Commonly used antidepressants do not appear to increase the risk of heart conditions, such as strokes and heart attacks, a new study suggests.

It is already known that depression can increase the risk of heart-related problems, however according to UK researchers, whether antidepressants are linked with this increased risk is a point of ../../contention.

Since antidepressants are one of the most commonly prescribed drugs worldwide, and heart-related problems are a leading cause of illness and death, the researchers decided to look into this further.

They focused on one of the most commonly prescribed type of antidepressants - SSRIs (selective serotonin reuptake inhibitors). The study included almost 239,000 patients aged between 20 and 64. All had been diagnosed with depression between 2000 and 2011.

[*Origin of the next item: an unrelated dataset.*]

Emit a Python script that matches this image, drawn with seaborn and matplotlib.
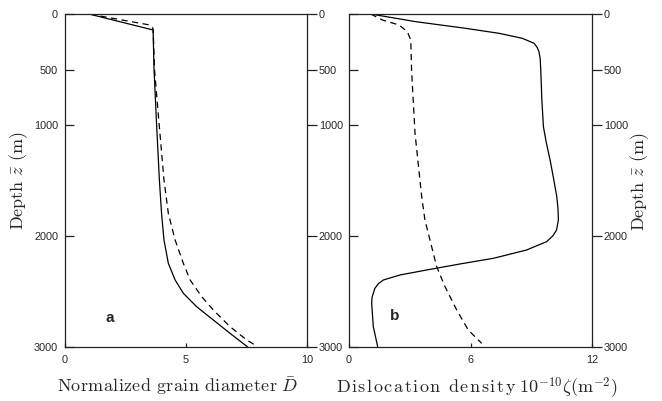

The researchers looked at the different types of antidepressants being used, how long they had been used for and at what dosage. The participants were also monitored for heart-related problems including strokes, heart attacks and arrhythmia (irregular heartbeat) over a five-year period.

The study found no evidence that SSRIs increased the risk of strokes, heart attacks or arrhythmia during the study period. In fact, there was some evidence to suggest that SSRIs reduced the risk of heart attacks.

The researchers from the University of Nottingham acknowledged that this was an observational study, so no firm conclusions about cause and effect can be made. However, they added that the findings are ‘reassuring in light of recent safety concerns about SSRIs'.

Details of these findings are published in the British Medical Journal.